SUPPLIED INFORMATION:
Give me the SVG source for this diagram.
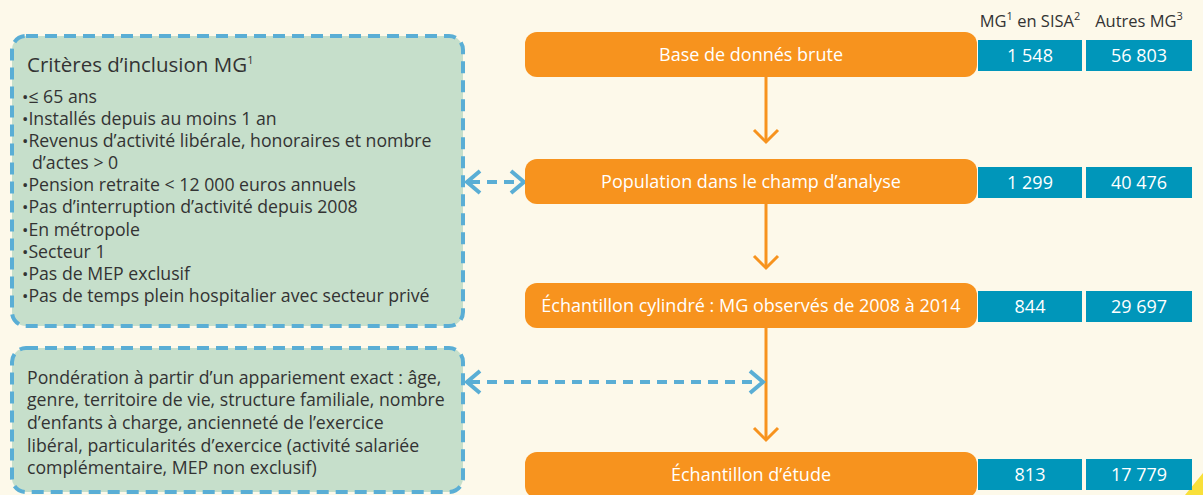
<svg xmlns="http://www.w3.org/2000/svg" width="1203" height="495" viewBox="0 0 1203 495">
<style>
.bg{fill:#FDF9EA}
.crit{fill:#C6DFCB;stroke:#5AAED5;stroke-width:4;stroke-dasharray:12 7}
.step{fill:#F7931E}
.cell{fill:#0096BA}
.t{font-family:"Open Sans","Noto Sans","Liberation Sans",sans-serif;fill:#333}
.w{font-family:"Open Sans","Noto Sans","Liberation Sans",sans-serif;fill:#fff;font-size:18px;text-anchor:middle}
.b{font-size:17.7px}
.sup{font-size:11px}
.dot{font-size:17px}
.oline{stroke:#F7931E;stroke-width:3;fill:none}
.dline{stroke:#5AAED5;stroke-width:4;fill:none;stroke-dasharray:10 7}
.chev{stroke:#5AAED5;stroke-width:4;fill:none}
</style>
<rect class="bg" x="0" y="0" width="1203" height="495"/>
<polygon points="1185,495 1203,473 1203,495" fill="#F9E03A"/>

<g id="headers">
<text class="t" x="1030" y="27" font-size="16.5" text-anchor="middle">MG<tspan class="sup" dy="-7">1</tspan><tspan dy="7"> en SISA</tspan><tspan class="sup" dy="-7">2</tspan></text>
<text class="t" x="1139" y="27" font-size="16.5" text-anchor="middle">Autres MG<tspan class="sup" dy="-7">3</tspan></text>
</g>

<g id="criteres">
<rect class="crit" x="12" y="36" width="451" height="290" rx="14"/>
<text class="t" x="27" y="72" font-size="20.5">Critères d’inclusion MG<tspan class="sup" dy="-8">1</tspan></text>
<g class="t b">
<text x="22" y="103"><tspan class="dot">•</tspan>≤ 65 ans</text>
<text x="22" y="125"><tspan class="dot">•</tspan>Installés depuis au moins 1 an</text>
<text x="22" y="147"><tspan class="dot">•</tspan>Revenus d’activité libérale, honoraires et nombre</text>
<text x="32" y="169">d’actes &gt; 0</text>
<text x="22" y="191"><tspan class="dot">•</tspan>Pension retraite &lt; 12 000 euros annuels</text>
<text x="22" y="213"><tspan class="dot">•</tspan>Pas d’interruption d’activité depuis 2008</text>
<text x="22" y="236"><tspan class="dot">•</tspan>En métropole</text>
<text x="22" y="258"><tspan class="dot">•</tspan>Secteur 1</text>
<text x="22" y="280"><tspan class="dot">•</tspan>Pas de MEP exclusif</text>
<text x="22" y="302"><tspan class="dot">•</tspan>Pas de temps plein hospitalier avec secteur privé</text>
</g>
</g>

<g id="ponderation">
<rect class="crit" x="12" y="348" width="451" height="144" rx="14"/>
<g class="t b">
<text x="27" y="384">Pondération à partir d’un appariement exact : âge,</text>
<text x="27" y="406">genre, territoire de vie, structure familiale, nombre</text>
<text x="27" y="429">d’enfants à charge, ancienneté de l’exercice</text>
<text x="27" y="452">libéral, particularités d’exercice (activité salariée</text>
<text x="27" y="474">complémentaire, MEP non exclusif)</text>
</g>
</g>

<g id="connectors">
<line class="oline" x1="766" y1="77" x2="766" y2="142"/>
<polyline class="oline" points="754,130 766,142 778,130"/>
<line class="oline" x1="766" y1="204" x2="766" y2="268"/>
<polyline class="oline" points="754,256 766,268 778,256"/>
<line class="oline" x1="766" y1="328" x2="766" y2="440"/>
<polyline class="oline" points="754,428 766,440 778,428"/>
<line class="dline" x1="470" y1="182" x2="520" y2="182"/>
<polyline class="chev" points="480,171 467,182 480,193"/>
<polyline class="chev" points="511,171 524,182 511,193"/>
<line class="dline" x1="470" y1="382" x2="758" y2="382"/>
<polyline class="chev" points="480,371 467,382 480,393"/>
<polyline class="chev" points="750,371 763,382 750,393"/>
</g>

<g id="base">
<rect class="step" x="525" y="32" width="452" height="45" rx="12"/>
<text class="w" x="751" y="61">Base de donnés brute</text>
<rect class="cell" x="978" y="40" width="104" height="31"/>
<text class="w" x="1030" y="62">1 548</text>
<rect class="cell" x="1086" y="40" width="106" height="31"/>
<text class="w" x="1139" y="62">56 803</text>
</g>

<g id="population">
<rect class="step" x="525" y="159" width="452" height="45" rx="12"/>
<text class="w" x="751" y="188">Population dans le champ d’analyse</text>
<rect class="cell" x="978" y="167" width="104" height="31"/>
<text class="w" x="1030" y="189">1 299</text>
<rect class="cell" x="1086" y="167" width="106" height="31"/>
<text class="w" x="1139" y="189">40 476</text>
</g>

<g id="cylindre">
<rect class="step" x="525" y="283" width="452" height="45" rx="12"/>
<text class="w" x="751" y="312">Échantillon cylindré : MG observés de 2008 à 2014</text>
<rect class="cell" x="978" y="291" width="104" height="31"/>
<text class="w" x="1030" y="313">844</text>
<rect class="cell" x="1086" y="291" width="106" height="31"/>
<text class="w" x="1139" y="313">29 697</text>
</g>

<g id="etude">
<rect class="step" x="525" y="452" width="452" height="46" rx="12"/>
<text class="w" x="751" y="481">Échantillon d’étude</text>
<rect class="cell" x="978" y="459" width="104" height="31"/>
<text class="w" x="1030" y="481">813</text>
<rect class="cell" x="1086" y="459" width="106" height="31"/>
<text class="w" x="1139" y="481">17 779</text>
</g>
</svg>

GIVEN EXERCISE:
Copy the material above in full and exactly, skipping pictures.

TASK SOLUTION:
Give me the SVG source for this diagram.
<svg xmlns="http://www.w3.org/2000/svg" width="1203" height="495" viewBox="0 0 1203 495">
<style>
.bg{fill:#FDF9EA}
.crit{fill:#C6DFCB;stroke:#5AAED5;stroke-width:4;stroke-dasharray:12 7}
.step{fill:#F7931E}
.cell{fill:#0096BA}
.t{font-family:"Open Sans","Noto Sans","Liberation Sans",sans-serif;fill:#333}
.w{font-family:"Open Sans","Noto Sans","Liberation Sans",sans-serif;fill:#fff;font-size:18px;text-anchor:middle}
.b{font-size:17.7px}
.sup{font-size:11px}
.dot{font-size:17px}
.oline{stroke:#F7931E;stroke-width:3;fill:none}
.dline{stroke:#5AAED5;stroke-width:4;fill:none;stroke-dasharray:10 7}
.chev{stroke:#5AAED5;stroke-width:4;fill:none}
</style>
<rect class="bg" x="0" y="0" width="1203" height="495"/>
<polygon points="1185,495 1203,473 1203,495" fill="#F9E03A"/>

<g id="headers">
<text class="t" x="1030" y="27" font-size="16.5" text-anchor="middle">MG<tspan class="sup" dy="-7">1</tspan><tspan dy="7"> en SISA</tspan><tspan class="sup" dy="-7">2</tspan></text>
<text class="t" x="1139" y="27" font-size="16.5" text-anchor="middle">Autres MG<tspan class="sup" dy="-7">3</tspan></text>
</g>

<g id="criteres">
<rect class="crit" x="12" y="36" width="451" height="290" rx="14"/>
<text class="t" x="27" y="72" font-size="20.5">Critères d’inclusion MG<tspan class="sup" dy="-8">1</tspan></text>
<g class="t b">
<text x="22" y="103"><tspan class="dot">•</tspan>≤ 65 ans</text>
<text x="22" y="125"><tspan class="dot">•</tspan>Installés depuis au moins 1 an</text>
<text x="22" y="147"><tspan class="dot">•</tspan>Revenus d’activité libérale, honoraires et nombre</text>
<text x="32" y="169">d’actes &gt; 0</text>
<text x="22" y="191"><tspan class="dot">•</tspan>Pension retraite &lt; 12 000 euros annuels</text>
<text x="22" y="213"><tspan class="dot">•</tspan>Pas d’interruption d’activité depuis 2008</text>
<text x="22" y="236"><tspan class="dot">•</tspan>En métropole</text>
<text x="22" y="258"><tspan class="dot">•</tspan>Secteur 1</text>
<text x="22" y="280"><tspan class="dot">•</tspan>Pas de MEP exclusif</text>
<text x="22" y="302"><tspan class="dot">•</tspan>Pas de temps plein hospitalier avec secteur privé</text>
</g>
</g>

<g id="ponderation">
<rect class="crit" x="12" y="348" width="451" height="144" rx="14"/>
<g class="t b">
<text x="27" y="384">Pondération à partir d’un appariement exact : âge,</text>
<text x="27" y="406">genre, territoire de vie, structure familiale, nombre</text>
<text x="27" y="429">d’enfants à charge, ancienneté de l’exercice</text>
<text x="27" y="452">libéral, particularités d’exercice (activité salariée</text>
<text x="27" y="474">complémentaire, MEP non exclusif)</text>
</g>
</g>

<g id="connectors">
<line class="oline" x1="766" y1="77" x2="766" y2="142"/>
<polyline class="oline" points="754,130 766,142 778,130"/>
<line class="oline" x1="766" y1="204" x2="766" y2="268"/>
<polyline class="oline" points="754,256 766,268 778,256"/>
<line class="oline" x1="766" y1="328" x2="766" y2="440"/>
<polyline class="oline" points="754,428 766,440 778,428"/>
<line class="dline" x1="470" y1="182" x2="520" y2="182"/>
<polyline class="chev" points="480,171 467,182 480,193"/>
<polyline class="chev" points="511,171 524,182 511,193"/>
<line class="dline" x1="470" y1="382" x2="758" y2="382"/>
<polyline class="chev" points="480,371 467,382 480,393"/>
<polyline class="chev" points="750,371 763,382 750,393"/>
</g>

<g id="base">
<rect class="step" x="525" y="32" width="452" height="45" rx="12"/>
<text class="w" x="751" y="61">Base de donnés brute</text>
<rect class="cell" x="978" y="40" width="104" height="31"/>
<text class="w" x="1030" y="62">1 548</text>
<rect class="cell" x="1086" y="40" width="106" height="31"/>
<text class="w" x="1139" y="62">56 803</text>
</g>

<g id="population">
<rect class="step" x="525" y="159" width="452" height="45" rx="12"/>
<text class="w" x="751" y="188">Population dans le champ d’analyse</text>
<rect class="cell" x="978" y="167" width="104" height="31"/>
<text class="w" x="1030" y="189">1 299</text>
<rect class="cell" x="1086" y="167" width="106" height="31"/>
<text class="w" x="1139" y="189">40 476</text>
</g>

<g id="cylindre">
<rect class="step" x="525" y="283" width="452" height="45" rx="12"/>
<text class="w" x="751" y="312">Échantillon cylindré : MG observés de 2008 à 2014</text>
<rect class="cell" x="978" y="291" width="104" height="31"/>
<text class="w" x="1030" y="313">844</text>
<rect class="cell" x="1086" y="291" width="106" height="31"/>
<text class="w" x="1139" y="313">29 697</text>
</g>

<g id="etude">
<rect class="step" x="525" y="452" width="452" height="46" rx="12"/>
<text class="w" x="751" y="481">Échantillon d’étude</text>
<rect class="cell" x="978" y="459" width="104" height="31"/>
<text class="w" x="1030" y="481">813</text>
<rect class="cell" x="1086" y="459" width="106" height="31"/>
<text class="w" x="1139" y="481">17 779</text>
</g>
</svg>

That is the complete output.